• What is needed: Please write out the lines of the data exactly, beginning with the first and ending with the line containing "osc_head = 4.76"; leave the pictures behind.

---- Raw data

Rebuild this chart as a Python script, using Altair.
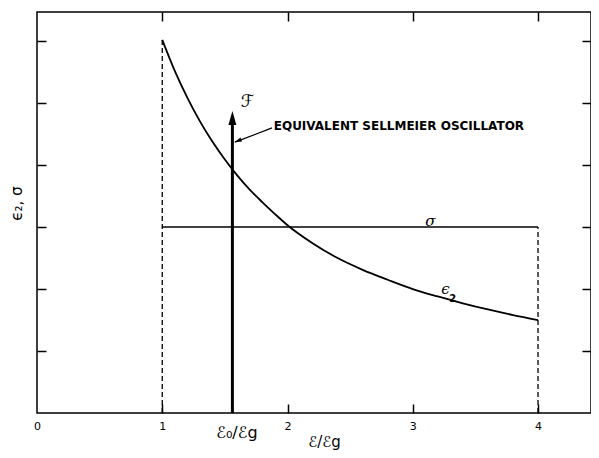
import altair as alt
import pandas as pd

# ---- data ----
eps_x = [1.0, 1.1, 1.2, 1.3, 1.4, 1.5, 1.6, 1.7, 1.8, 1.9, 2.0, 2.2, 2.4, 2.6, 2.8, 3.0, 3.2, 3.4, 3.6, 3.8, 4.0]
eps_y = [6.02, 5.52, 5.09, 4.71, 4.38, 4.09, 3.83, 3.6, 3.4, 3.21, 3.03, 2.74, 2.5, 2.31, 2.15, 2.0, 1.88, 1.77, 1.67, 1.58, 1.5]

sigma_x = [1.0, 4.0]
sigma_y = [3.0, 3.0]

edge_x = [1.0, 4.0]      # dashed band edges
edge_top = [6.02, 3.0]

osc_x = 1.56             # E0/Eg
osc_top = 4.72
osc_head = 4.76

ptr_x = [1.58, 1.876]
ptr_y = [4.37, 4.60]
ptr_head = (1.603, 4.39)

x_ticks = [0, 1, 2, 3, 4]
x_inner_ticks = [1, 2, 3, 4]
y_ticks = [1, 2, 3, 4, 5, 6]

X_DOM = [0, 4.423]
Y_DOM = [0, 6.47]
W, H = 554, 401

FONT = "DejaVu Sans"


def sx():
    return alt.Scale(domain=X_DOM, nice=False, zero=False)


def sy():
    return alt.Scale(domain=Y_DOM, nice=False, zero=False)


def X(field, axis=None):
    return alt.X(field, type="quantitative", scale=sx(), axis=axis)


def Y(field, axis=None):
    return alt.Y(field, type="quantitative", scale=sy(), axis=axis)


def tick_axis(orient, offset, values):
    return alt.Axis(orient=orient, offset=offset, values=values, labels=False,
                    domain=False, grid=False, ticks=True, tickSize=9,
                    tickWidth=1.5, tickColor="black", title=None)


eps_df = pd.DataFrame({"x": eps_x, "y": eps_y})
sig_df = pd.DataFrame({"x": sigma_x, "y": sigma_y})
edge_df = pd.DataFrame({"x": edge_x, "y0": [0, 0], "y1": edge_top})
osc_df = pd.DataFrame({"x": [osc_x], "y0": [0], "y1": [osc_top], "yh": [osc_head]})
ptr_df = pd.DataFrame({"x": [ptr_x[0]], "x2": [ptr_x[1]], "y": [ptr_y[0]], "y2": [ptr_y[1]]})
ptrh_df = pd.DataFrame({"x": [ptr_head[0]], "y": [ptr_head[1]]})

# main curve, with bottom labels + both titles
axis_bottom = alt.Axis(orient="bottom", values=x_ticks, format="d", ticks=False, tickSize=0,
                       domain=False, grid=False, labelPadding=7, labelFontSize=11,
                       labelFont=FONT, labelColor="black", labelFlush=False,
                       title="ℰ/ℰg", titleFont=FONT, titleFontSize=15, titleFontWeight="normal",
                       titleColor="black", titleX=287, titleY=28, titleBaseline="middle")
axis_left = alt.Axis(orient="left", labels=False, ticks=False, domain=False, grid=False,
                     title="ϵ₂, σ", titleFont=FONT, titleFontSize=15, titleFontWeight="normal",
                     titleColor="black", titleX=-21, titleY=191, titleAngle=270,
                     titleBaseline="middle", titleAlign="center")

curve = alt.Chart(eps_df).mark_line(color="black", strokeWidth=1.8, interpolate="monotone").encode(
    x=X("x", axis_bottom), y=Y("y", axis_left))

axis_e0 = alt.Axis(orient="bottom", values=[osc_x], labelExpr="'ℰ₀/ℰg'", ticks=False, tickSize=0,
                   domain=False, grid=False, labelPadding=11, labelFontSize=16, labelFont=FONT,
                   labelColor="black", labelFlush=False, labelOffset=4, title=None)
sigma = alt.Chart(sig_df).mark_line(color="black", strokeWidth=1.5).encode(
    x=X("x", axis_e0), y=Y("y", tick_axis("right", -W, y_ticks)))

edges = alt.Chart(edge_df).mark_rule(color="black", strokeWidth=1.3, strokeDash=[5, 3]).encode(
    x=X("x", tick_axis("top", -H, x_inner_ticks)),
    y=Y("y0", tick_axis("left", -W, y_ticks)), y2="y1")

shaft = alt.Chart(osc_df).mark_rule(color="black", strokeWidth=3).encode(
    x=X("x", tick_axis("bottom", -H, x_inner_ticks)), y=Y("y0"), y2="y1")

ARROW = "M0,-1L0.57,1L-0.57,1Z"
head = alt.Chart(osc_df).mark_point(shape=ARROW, filled=True, size=196, color="black", opacity=1).encode(
    x=X("x"), y=Y("yh"))

ptr = alt.Chart(ptr_df).mark_rule(color="black", strokeWidth=1.2).encode(
    x=X("x"), x2="x2", y=Y("y"), y2="y2")
ptr_h = alt.Chart(ptrh_df).mark_point(shape=ARROW, filled=True, size=56, color="black", opacity=1,
                                       angle=249).encode(x=X("x"), y=Y("y"))

labels_df = pd.DataFrame({
    "x": [1.68, 1.89],
    "y": [5.02, 4.63],
    "t": ["ℱ", "EQUIVALENT SELLMEIER OSCILLATOR"],
})
f_txt = alt.Chart(labels_df.iloc[[0]]).mark_text(font=FONT, fontSize=17, color="black").encode(
    x=X("x"), y=Y("y"), text="t")
eq_txt = alt.Chart(labels_df.iloc[[1]]).mark_text(font=FONT, fontSize=12, fontWeight="bold",
                                                  align="left", baseline="middle", color="black").encode(
    x=X("x"), y=Y("y"), text="t")

sym_df = pd.DataFrame({"x": [3.14, 3.26], "y": [3.1, 2.0], "t": ["σ", "ϵ"]})
sym_txt = alt.Chart(sym_df).mark_text(font="DejaVu Serif", fontSize=15, fontStyle="italic",
                                      baseline="middle", color="black").encode(
    x=X("x"), y=Y("y"), text="t")
sub_df = pd.DataFrame({"x": [3.32], "y": [1.84], "t": ["2"]})
sub_txt = alt.Chart(sub_df).mark_text(font=FONT, fontSize=10, fontWeight="bold",
                                      baseline="middle", color="black").encode(
    x=X("x"), y=Y("y"), text="t")

chart = alt.layer(curve, sigma, edges, shaft, head, ptr, ptr_h, f_txt, eq_txt, sym_txt, sub_txt).resolve_axis(
    x="independent", y="independent"
).properties(
    width=W, height=H,
    autosize=alt.AutoSizeParams(type="none"),
    padding={"left": 29, "top": 4, "right": 0, "bottom": 37},
    background="white",
).configure_view(stroke="black", strokeWidth=1.5)

chart.save("out.html", embed_options={"renderer": "svg", "actions": False})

--------

• Exercise output:
Rebuild this chart as a Python script, using Altair.
import altair as alt
import pandas as pd

# ---- data ----
eps_x = [1.0, 1.1, 1.2, 1.3, 1.4, 1.5, 1.6, 1.7, 1.8, 1.9, 2.0, 2.2, 2.4, 2.6, 2.8, 3.0, 3.2, 3.4, 3.6, 3.8, 4.0]
eps_y = [6.02, 5.52, 5.09, 4.71, 4.38, 4.09, 3.83, 3.6, 3.4, 3.21, 3.03, 2.74, 2.5, 2.31, 2.15, 2.0, 1.88, 1.77, 1.67, 1.58, 1.5]

sigma_x = [1.0, 4.0]
sigma_y = [3.0, 3.0]

edge_x = [1.0, 4.0]      # dashed band edges
edge_top = [6.02, 3.0]

osc_x = 1.56             # E0/Eg
osc_top = 4.72
osc_head = 4.76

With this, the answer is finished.